La raccomandazione è controllo di ogni appetito inferiore, infatti l’insegnamento è un invito a vivere identificati con lo Spirito Supremo e di realizzare se stessi come anima e non come ego rivolto a soddisfare gli istinti del corpo. La raccomandazione è quella di dirigere lo sforzo gradualmente verso l’alto cioè verso il cervello anche durante il godimento stesso.

Il ricercatore deve essere padrone e non servo dei suoi istinti, perciò il piacere deve scaturire dalla sua stessa sorgente cioè il Sé. Il potere che si ottiene è l’accesso ad un’energia illimitata che alimenterà il nostro entusiasmo e la nostra creatività, perché essi fluiscono senza ostacoli e senza delle condizioni che provengono dall’esterno. L’energia è illimitata perché proviene dalla stessa fonte della vita che scorrono dentro di noi.

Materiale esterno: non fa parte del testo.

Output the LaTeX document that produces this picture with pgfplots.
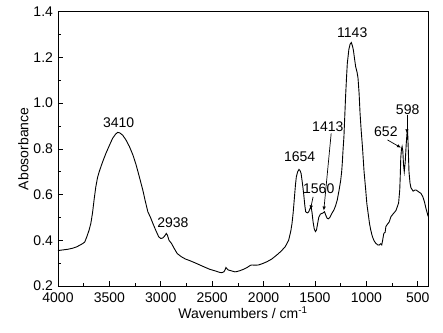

I precetti che vengono offerti lungo i sentieri della ricerca spirituale sono cinque come le raccomandazioni e sono: purezza, appagamento, austerità, introspezione cioè studio di sé e devozione al Signore Supremo. Ma ancora una volta esse vanno comprese con profondità e in modo sottile. La purezza è quella del cuore che deve affiancare la purezza del corpo.

L’appagamento è l’atteggiamento che dobbiamo conservare anche davanti alle sventure della vita senza indulgere nel vittimismo. L’austerità è rivolta al distacco dalle vicissitudini esterne, l’introspezione è il tempo che dobbiamo dedicare alla nostra autoconoscenza e all’autoanalisi.

La devozione al Signore Supremo è riferita alla devozione che deve essere rivolta all’interno e non ostentata con vuoti rituali. Ma la cosa più interessante è notare come i precetti siano strettamente correlati alle prescrizioni opposte di cui sono complementari. Infatti, entrambi sono necessari per quelli che percorrono i sentieri spirituali.

Non esiste strada più sicura per arrivare al Divino, anche se il cammino è infinito. Questo percorso fu quello che venne indicato dall’antico saggio Patanjali, e ancora oggi viene considerato come il primo dei due stadi del sentiero spirituale. Dobbiamo perfezionare prima di tutto questo primo percorso se vogliamo avanzare verso livelli più alti.